Além do Porta, houve episódios aqui em São Paulo, envolvendo Rafinha Bastos e outros. Isso não reflete também o fato de que o humor nunca esteve tão forte?

Acho que tem uma nova fase do humor no Brasil. O humorista dá opinião em primeira pessoa. Antigamente tinha o culto da anedota, que quase sempre era reciclada.

A gente no Porta não tem nenhuma anedota. E não tem nenhum tabu: religião, homossexualidade, palavrões, marcas, a gente fala de tudo. A única coisa que a gente não faz é repetir anedota: o português burro, a loira burra. A gente não faz, pois vai perpetuar piada antiga.

Mas ainda existe uma dicotomia no Brasil, que eu acho muito burra, de que "você é um humorista, para de falar sério". Quando a gente faz um esquete político, "vocês são humoristas ou são políticos?". Como se você tivesse a possibilidade de não ser político. As pessoas não percebem que você não pode fugir da política.

Você publicou um post sobre o caso Santiago. Qual é a sua opinião?

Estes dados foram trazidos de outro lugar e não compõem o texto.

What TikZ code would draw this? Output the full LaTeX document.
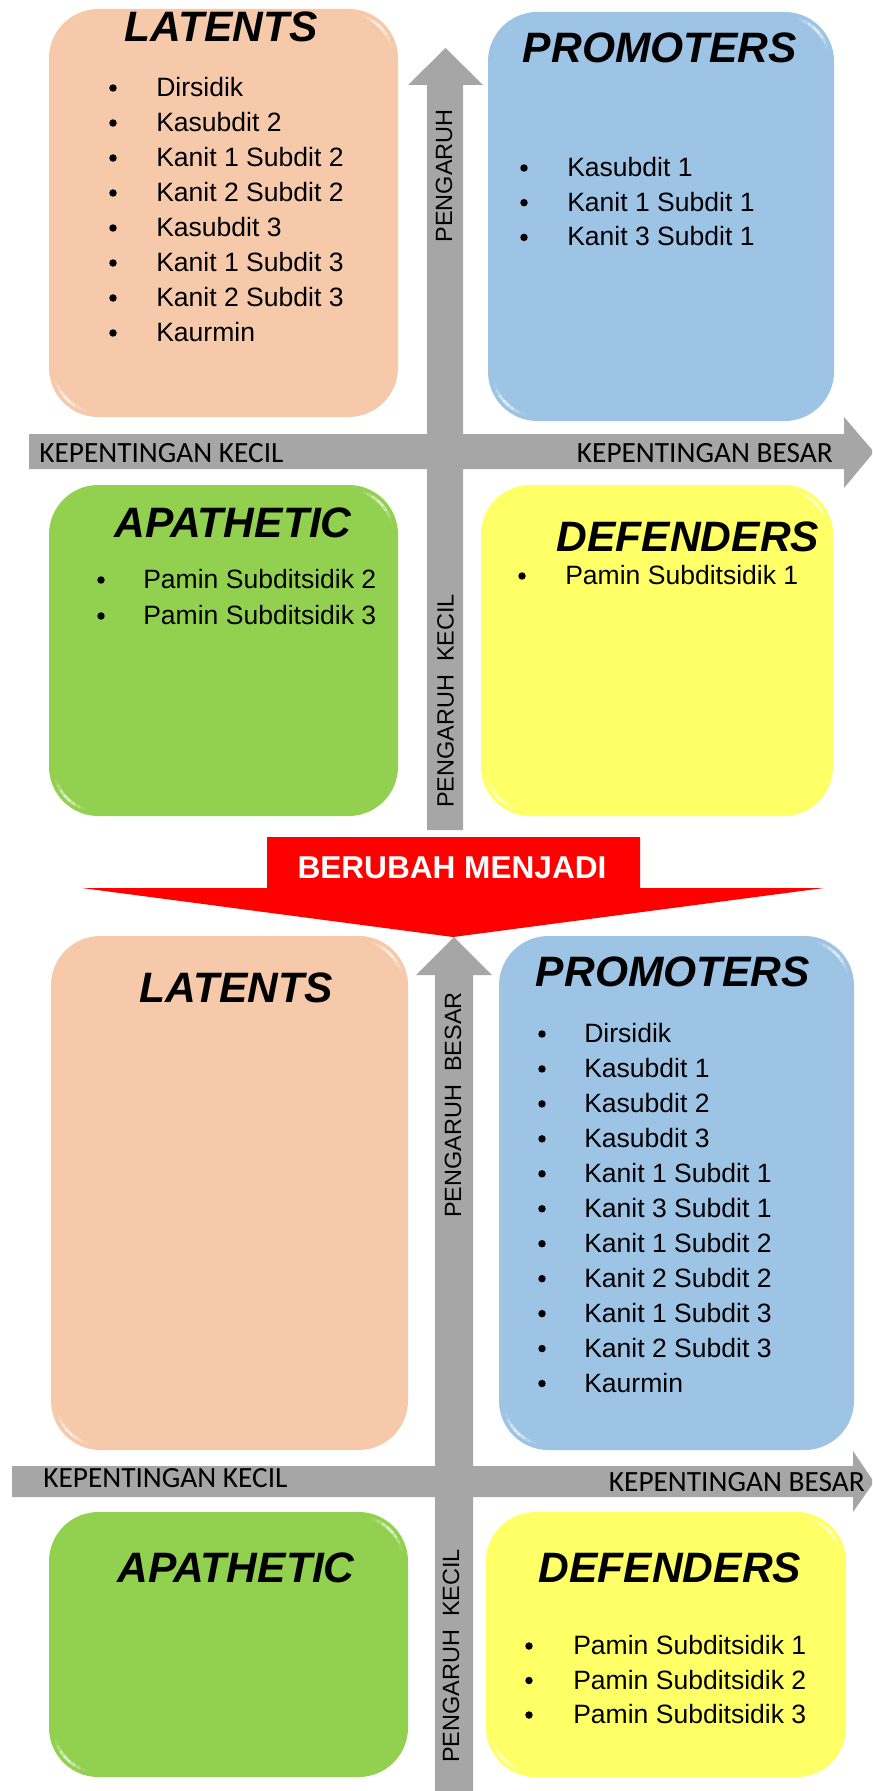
\documentclass[tikz,border=0pt]{standalone}
\usepackage{fontspec}
\setmainfont{Liberation Sans}
\newfontfamily\calib{Carlito}
\definecolor{cLat}{RGB}{245,201,170}
\definecolor{cPro}{RGB}{157,195,229}
\definecolor{cApa}{RGB}{146,208,80}
\definecolor{cDef}{RGB}{255,255,102}
\definecolor{cGray}{RGB}{166,166,166}
\definecolor{cRed}{RGB}{255,0,0}
\tikzset{
  quad/.style={rounded corners=37pt},
  ttl/.style={font=\fontsize{31.9}{36}\selectfont\bfseries\itshape, anchor=base, inner sep=0pt},
  itm/.style={font=\fontsize{19.9}{24}\selectfont, anchor=base west, inner sep=0pt},
  axl/.style={font=\calib\fontsize{22}{26}\selectfont, inner sep=0pt},
  vlab/.style={font=\fontsize{17.6}{21}\selectfont, rotate=90, inner sep=0pt},
  gar/.style={fill=cGray},
  bul/.style={fill=black},
  glint/.style={white, line width=2.2pt, line cap=round},
}
% highlight arc: centre x, centre y, screen angle
\newcommand\glintarc[3]{%
  \foreach \a/\o in {-28/0.10,-20/0.25,-12/0.45,-4/0.6,4/0.45,12/0.25,20/0.10}{%
    \draw[glint, opacity=\o] ({#1+44*cos(#3+\a)},{#2+44*sin(#3+\a)}) -- ({#1+44*cos(#3+\a+8)},{#2+44*sin(#3+\a+8)});
  }%
}
% box: x1 y1 x2 y2 colour
\newcommand\quadbox[5]{%
  \fill[quad, #5] (#1,#2) rectangle (#3,#4);
  \glintarc{#1+49}{#4-49}{135}
  \glintarc{#3-49}{#2+49}{-45}
}
\begin{document}
\begin{tikzpicture}[x=0.75pt,y=-0.75pt]
\useasboundingbox (0,0) rectangle (872,1791);
\begin{scope}
\clip (0,0) rectangle (872,1791);
% ---------- top section arrows
\fill[gar] (427,830) -- (427,85) -- (408,85) -- (445.5,48) -- (483,85) -- (463,85) -- (463,830) -- cycle;
\fill[gar] (29,434) -- (844,434) -- (844,417) -- (874,452) -- (844,488) -- (844,469) -- (29,469) -- cycle;
% ---------- bottom section arrows
\fill[gar] (435,1800) -- (435,975) -- (416,975) -- (454,937) -- (492,975) -- (473,975) -- (473,1800) -- cycle;
\fill[gar] (12,1466) -- (853,1466) -- (853,1451) -- (874,1482) -- (853,1512) -- (853,1497) -- (12,1497) -- cycle;
\end{scope}
% ---------- top boxes
\quadbox{49}{9}{398}{417}{cLat}
\quadbox{488}{12}{834}{421}{cPro}
\quadbox{49}{485}{398}{816}{cApa}
\quadbox{481}{485}{833}{816}{cDef}
% ---------- bottom boxes
\quadbox{51}{936}{408}{1450}{cLat}
\quadbox{499}{936}{854}{1450}{cPro}
\quadbox{49}{1512}{408}{1777}{cApa}
\quadbox{486}{1512}{846}{1777}{cDef}
% ---------- red arrow
\fill[cRed] (267,837) -- (640,837) -- (640,888) -- (824,888) -- (453,937) -- (82,888) -- (267,888) -- cycle;
\node[font=\fontsize{23.7}{28}\selectfont\bfseries, text=white, anchor=base, inner sep=0pt] (chg) at (452,878) {BERUBAH MENJADI};
% ---------- axis labels
\node[axl, anchor=base west] (k1) at (39,462) {KEPENTINGAN KECIL};
\node[axl, anchor=base east] (b1) at (833,462) {KEPENTINGAN BESAR};
\node[axl, anchor=base west] (k2) at (43,1487) {KEPENTINGAN KECIL};
\node[axl, anchor=base east] (b2) at (865,1491) {KEPENTINGAN BESAR};
\node[vlab] (p1) at (444,176) {PENGARUH};
\node[vlab] (p2) at (445.5,701) {PENGARUH\ \ KECIL};
\node[vlab] (p3) at (453,1105) {PENGARUH\ \ BESAR};
\node[vlab] (p4) at (451,1656) {PENGARUH\ \ KECIL};
% ---------- titles
\node[ttl] (t1) at (221,42) {LATENTS};
\node[ttl] (t2) at (660,63) {PROMOTERS};
\node[ttl] (t3) at (233,537) {APATHETIC};
\node[ttl] (t4) at (688,551) {DEFENDERS};
\node[ttl] (t5) at (236,1002) {LATENTS};
\node[ttl] (t6) at (673,986) {PROMOTERS};
\node[ttl] (t7) at (236,1582) {APATHETIC};
\node[ttl] (t8) at (670,1582) {DEFENDERS};
% ---------- lists
\foreach \t [count=\i from 0] in {Dirsidik, Kasubdit 2, Kanit 1 Subdit 2, Kanit 2 Subdit 2, Kasubdit 3, Kanit 1 Subdit 3, Kanit 2 Subdit 3, Kaurmin}{
  \fill[bul] (113,{88+\i*35}) circle (2.8pt);
  \node[itm] (la\i) at (156,{96.5+\i*35}) {\t};
}
\foreach \t [count=\i from 0] in {Kasubdit 1, Kanit 1 Subdit 1, Kanit 3 Subdit 1}{
  \fill[bul] (524,{168+\i*34.7}) circle (2.8pt);
  \node[itm] (pa\i) at (567,{176.5+\i*34.7}) {\t};
}
\foreach \t [count=\i from 0] in {Pamin Subditsidik 2, Pamin Subditsidik 3}{
  \fill[bul] (101,{580+\i*36}) circle (2.8pt);
  \node[itm] (aa\i) at (143,{588.5+\i*36}) {\t};
}
\fill[bul] (522,576) circle (2.8pt);
\node[itm] (da0) at (565,584.5) {Pamin Subditsidik 1};
\foreach \t [count=\i from 0] in {Dirsidik, Kasubdit 1, Kasubdit 2, Kasubdit 3, Kanit 1 Subdit 1, Kanit 3 Subdit 1, Kanit 1 Subdit 2, Kanit 2 Subdit 2, Kanit 1 Subdit 3, Kanit 2 Subdit 3, Kaurmin}{
  \fill[bul] (542,{1034+\i*34.95}) circle (2.8pt);
  \node[itm] (pb\i) at (584,{1042.5+\i*34.95}) {\t};
}
\foreach \t [count=\i from 0] in {Pamin Subditsidik 1, Pamin Subditsidik 2, Pamin Subditsidik 3}{
  \fill[bul] (529,{1646+\i*34.5}) circle (2.8pt);
  \node[itm] (db\i) at (573,{1654.5+\i*34.5}) {\t};
}
\end{tikzpicture}
\end{document}
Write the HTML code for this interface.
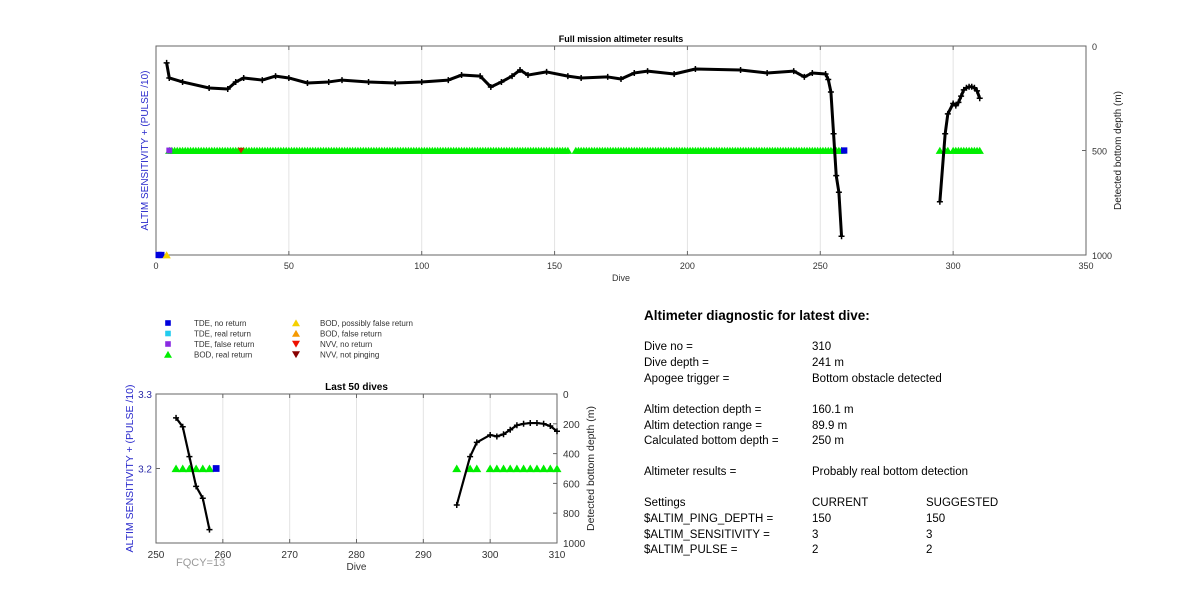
<!DOCTYPE html>
<html><head><meta charset="utf-8"><style>
body{margin:0;background:#fff;width:1200px;height:611px;overflow:hidden;font-family:"Liberation Sans",Arial,sans-serif}
svg{position:absolute;left:0;top:0}
.t{font-family:"Liberation Sans",Arial,sans-serif}
</style></head><body>
<svg id="s" width="1200" height="611" xmlns="http://www.w3.org/2000/svg">
<g class="t" font-size="11.5" fill="#000">
<text x="644" y="320" font-weight="bold" font-size="13.5">Altimeter diagnostic for latest dive:</text>
<text x="644" y="350">Dive no =</text><text x="812" y="350">310</text>
<text x="644" y="366">Dive depth =</text><text x="812" y="366">241 m</text>
<text x="644" y="382">Apogee trigger =</text><text x="812" y="382">Bottom obstacle detected</text>
<text x="644" y="413">Altim detection depth =</text><text x="812" y="413">160.1 m</text>
<text x="644" y="429">Altim detection range =</text><text x="812" y="429">89.9 m</text>
<text x="644" y="444">Calculated bottom depth =</text><text x="812" y="444">250 m</text>
<text x="644" y="475">Altimeter results =</text><text x="812" y="475">Probably real bottom detection</text>
<text x="644" y="506">Settings</text><text x="812" y="506">CURRENT</text><text x="926" y="506">SUGGESTED</text>
<text x="644" y="522">$ALTIM_PING_DEPTH =</text><text x="812" y="522">150</text><text x="926" y="522">150</text>
<text x="644" y="538">$ALTIM_SENSITIVITY =</text><text x="812" y="538">3</text><text x="926" y="538">3</text>
<text x="644" y="553">$ALTIM_PULSE =</text><text x="812" y="553">2</text><text x="926" y="553">2</text>
</g>
</svg>
<script>
// ---- data ----
const depthDives = [4,5,10,20,27,30,33,40,45,50,57,65,70,80,90,100,110,115,122,126,130,134,137,140,147,155,160,170,175,180,185,195,203,220,230,240,244,247,252,253,254,255,256,257,258,null,295,297,298,300,301,302,303,304,305,306,307,308,309,310];
const depthVals  = [81,153,172,201,206,172,153,163,144,153,177,172,163,172,177,172,163,139,144,196,172,144,115,139,124,144,153,148,158,129,120,134,110,115,129,120,148,129,134,160,220,420,620,700,910,null,745,420,325,275,285,270,240,210,200,195,195,200,215,250];
const bodRanges = [[5,155],[158,258]];
const bodLate = [295,297,298,300,301,302,303,304,305,306,307,308,309,310];
const tdeNoReturn = [[1,3.1],[2,3.1],[259,3.2]];
const tdeFalse = [[5,3.2]];
const bodPossFalse = [[4,3.1]];
const nvvNoReturn = [[32,3.2]];
const topXTicks = [0,50,100,150,200,250,300,350];
const depthTicks = [0,500,1000];
const botXTicks = [250,260,270,280,290,300,310];
const botDepthTicks = [0,200,400,600,800,1000];
const botLeftTicks = [3.3,3.2];
const lastDivesStart = 253;

const NS="http://www.w3.org/2000/svg", svg=document.getElementById('s');
function el(tag,attrs,parent){const e=document.createElementNS(NS,tag);for(const k in attrs)e.setAttribute(k,attrs[k]);(parent||svg).appendChild(e);return e;}
function txt(x,y,s,attrs,parent){const e=el('text',Object.assign({x:x,y:y,'font-family':'Liberation Sans, Arial, sans-serif'},attrs),parent);e.textContent=s;return e;}
function tri(g,x,y,r,color,down){const p=down?`${x-r},${y-r*0.8} ${x+r},${y-r*0.8} ${x},${y+r*0.9}`:`${x-r},${y+r*0.8} ${x+r},${y+r*0.8} ${x},${y-r*0.9}`;return el('polygon',{points:p,fill:color},g);}
function sq(g,x,y,r,color){return el('rect',{x:x-r,y:y-r,width:2*r,height:2*r,fill:color},g);}

let bodAll=[];bodRanges.forEach(r=>{for(let d=r[0];d<=r[1];d++)bodAll.push(d);});

function chart(cfg){
  const g=el('g',{});
  
  
  const X=v=>cfg.x0+(v-cfg.xmin)/(cfg.xmax-cfg.xmin)*(cfg.x1-cfg.x0);
  const YD=v=>cfg.y0+v/1000*(cfg.y1-cfg.y0);
  const YL=v=>cfg.y1-(v-cfg.lmin)/(cfg.lmax-cfg.lmin)*(cfg.y1-cfg.y0);
  cfg.xt.forEach(t=>{if(t>cfg.xmin&&t<cfg.xmax){const l=el('line',{x1:X(t),x2:X(t),y1:cfg.y0,y2:cfg.y1,stroke:'#e3e3e3','stroke-width':1},g);}});
  const box=el('rect',{x:cfg.x0,y:cfg.y0,width:cfg.x1-cfg.x0,height:cfg.y1-cfg.y0,fill:'none',stroke:'#666','stroke-width':1},g);
  
  cfg.xt.forEach(t=>{el('line',{x1:X(t),x2:X(t),y1:cfg.y1,y2:cfg.y1-4,stroke:'#666'},g);el('line',{x1:X(t),x2:X(t),y1:cfg.y0,y2:cfg.y0+4,stroke:'#666'},g);
    const e=txt(X(t),cfg.y1+cfg.fs+5,String(t),{'font-size':cfg.fs,'text-anchor':'middle',fill:'#333'},g);});
  cfg.dt.forEach(t=>{el('line',{x1:cfg.x1,x2:cfg.x1-4,y1:YD(t),y2:YD(t),stroke:'#666'},g);
    const e=txt(cfg.x1+6,YD(t)+4,String(t),{'font-size':cfg.fs,fill:'#333'},g);});
  (cfg.lt||[]).forEach(t=>{el('line',{x1:cfg.x0,x2:cfg.x0+4,y1:YL(t),y2:YL(t),stroke:'#666'},g);
    const e=txt(cfg.x0-4,YL(t)+4,t.toFixed(1),{'font-size':cfg.fs,'text-anchor':'end',fill:'#2a2aa8'},g);});
  let e=txt((cfg.x0+cfg.x1)/2,cfg.y0-4,cfg.title,{'font-size':cfg.tfs,'font-weight':'bold','text-anchor':'middle'},g);
  e=txt((cfg.x0+cfg.x1)/2,cfg.y1+cfg.fs+17,'Dive',{'font-size':cfg.fs,'text-anchor':'middle',fill:'#333'},g);
  e=txt(0,0,'Detected bottom depth (m)',{'font-size':cfg.afs,'text-anchor':'middle',fill:'#222',transform:`translate(${cfg.rl},${(cfg.y0+cfg.y1)/2}) rotate(-90)`},g);
  e=txt(0,0,'ALTIM SENSITIVITY + (PULSE /10)',{'font-size':cfg.afs,'text-anchor':'middle',fill:'#2a2acc',transform:`translate(${cfg.ll},${(cfg.y0+cfg.y1)/2}) rotate(-90)`},g);
  const inX=d=>d>=cfg.dmin&&d<=cfg.xmax;
  const mg=el('g',{},g);
  bodAll.concat(bodLate).filter(inX).forEach(d=>{const m=tri(mg,X(d),YL(3.2),cfg.mr,'#00ee00',false);});
  tdeNoReturn.filter(p=>inX(p[0])).forEach(p=>{const m=sq(mg,X(p[0]),YL(p[1]),cfg.mr*0.75,'#0000dd');});
  tdeFalse.filter(p=>inX(p[0])).forEach(p=>{const m=sq(mg,X(p[0]),YL(p[1]),cfg.mr*0.7,'#8a2be2');});
  bodPossFalse.filter(p=>inX(p[0])).forEach(p=>{const m=tri(mg,X(p[0]),YL(p[1]),cfg.mr,'#f5d000',false);});
  nvvNoReturn.filter(p=>inX(p[0])).forEach(p=>{const m=tri(mg,X(p[0]),YL(p[1]),cfg.mr*0.8,'#cc2200',true);});
  let segs=[],cur=[];
  depthDives.forEach((d,i)=>{if(d===null||depthVals[i]===null){if(cur.length)segs.push(cur);cur=[];return;}if(inX(d))cur.push([X(d),YD(depthVals[i])]);});
  if(cur.length)segs.push(cur);
  segs.forEach(s=>{const p=el('polyline',{points:s.map(q=>q.join(',')).join(' '),fill:'none',stroke:'#000','stroke-width':cfg.lw,'stroke-linejoin':'round'},g);
    s.forEach(q=>{const c=el('path',{d:`M${q[0]-3},${q[1]}h6M${q[0]},${q[1]-3}v6`,stroke:'#000','stroke-width':1.5},g);});});
}
chart({name:'full-mission-chart',x0:156,x1:1086,y0:46,y1:255,xmin:0,dmin:0,xmax:350,lmin:3.1,lmax:3.3,xt:topXTicks,dt:depthTicks,lt:[],title:'Full mission altimeter results',fs:9,tfs:9,afs:10,rl:1121,ll:148,mr:4.2,lw:3});
chart({name:'last-50-dives-chart',x0:156,x1:557,y0:394,y1:543,xmin:250,dmin:lastDivesStart,xmax:310,lmin:3.1,lmax:3.3,xt:botXTicks,dt:botDepthTicks,lt:botLeftTicks,title:'Last 50 dives',fs:10,tfs:10,afs:10.5,rl:594,ll:133,mr:4.5,lw:2.2});

const lg=el('g',{});
const legL=[['sq','#0000dd','TDE, no return'],['sq','#22ccee','TDE, real return'],['sq','#8a2be2','TDE, false return'],['up','#00ee00','BOD, real return']];
const legR=[['up','#f5d000','BOD, possibly false return'],['up','#f59a00','BOD, false return'],['dn','#ee1100','NVV, no return'],['dn','#880000','NVV, not pinging']];
[[legL,168,194],[legR,296,320]].forEach(([items,mx,tx])=>items.forEach((it,i)=>{const y=323+i*10.5;
  const g=el('g',{},lg);
  if(it[0]==='sq')sq(g,mx,y,2.8,it[1]);else tri(g,mx,y,4,it[1],it[0]==='dn');
  txt(tx,y+3,it[2],{'font-size':8,fill:'#333'},g);}));
const fq=txt(176,566,'FQCY=13',{'font-size':11,fill:'#999'});
</script>
</body></html>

Cara, eu acho trágico. Lamento muito não só porque é a morte de uma pessoa, que estava trabalhando, que não tem nada a ver com isso. Mas também com tudo o que aconteceu depois, com o uso político da tragédia. Acusações infundadas por parte não só de advogados dos criminosos como também da imprensa. Esses rapazes são criminosos, têm que ser julgados. Agora, tem que parar de desmerecer todo um movimento muito legítimo por causa da ação de criminosos. Que existem, mas são minoria. A maior parte da violência partiu da polícia.

Está sendo ocultada a violência do outro lado?

Exatamente. Esquecem os mortos pela polícia. É para investigar todas as mortes nas manifestações. Não é à toa que o maior homicida do Brasil é a Polícia Militar.

É só isso que acho importante lembrar, antes de aprovar leis antiterrorismo e aumentar o poder e a truculência da PM. Essa não é a solução. A gente vive num Estado democrático e é um absurdo punir manifestantes por um crime que quem cometeu foi uma minoria de imbecis.